A proposal that would allow 400 apartments off Wesley Chapel Boulevard, at Hay Road, is being sent to state officials for review.
A divided Pasco County Commission approved the transmittal to the state, on a 3-2 vote, with Commission Chairman Ron Oakley and Commissioners Kathryn Starkey and Christina Fitzpatrick voting in favor, and Commissioners Mike Moore and Jack Mariano voting against.
The state transmittal is just one step in the regulatory process needed to allow the proposed apartment project to proceed.
The site currently has a long-range plan designation of six dwelling units per acre and light industrial. Much of the land is occupied by wetlands and cannot be developed.

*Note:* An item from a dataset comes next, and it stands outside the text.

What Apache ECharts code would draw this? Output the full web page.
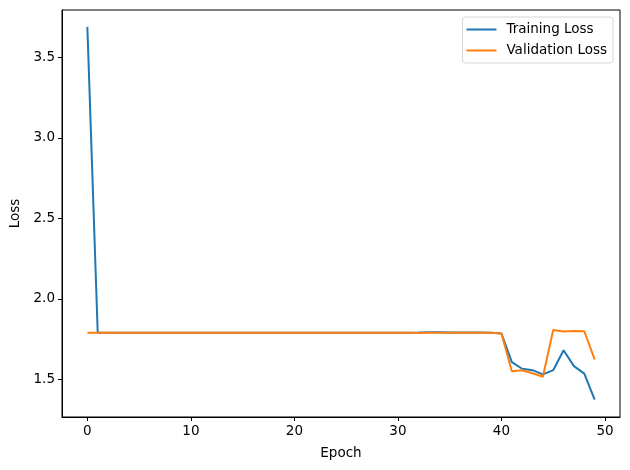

The proposed change would allow up to 24 dwellings per acre, but because of the wetlands, only about 13 dwellings per acre could be achieved, according to county planners.
County planners have recommended approval of the request, characterizing the request as “an appropriate transitional land use between the single-family residential development to the north and zoned multifamily district to the west.”
The Pasco County Planning Commission also recommended approval — despite objections from Planning Commissioners Peter Hanzel and Roberto Saez, who said the area is becoming oversaturated with apartments.
Commissioner Moore has repeatedly argued against rezonings that allow more apartments in the Wesley Chapel/Land O’ Lakes areas.
He predicts there will be a heavy price to pay in the future, when a glut of apartment buildings leads to high vacancy rates and buildings that fall into disrepair.
In recommending approval, county planners also noted that a proposed employment center use abuts the property, and that generally encourages higher densities to support that type of use.
Attorney Joel Tew, who represented the applicant, said the site has multiple property owners and the land has been assembled for this potential project.
Having multifamily adjacent to an employment center is consistent and supportive, Tew said.
“We submit this would be the poster child for the appropriate infill project,” Tew said.
Tew also noted that the wetlands on the site prohibit the possibility of future retail or office uses there.
In concurring with Moore, Mariano said: “I think we do have enough apartments out there. If they want to keep it residential, keep it smaller densities.
“Do I need more density right there? I don’t know that I do,” Mariano said.
A separate rezoning request is expected to come to the county board in the future.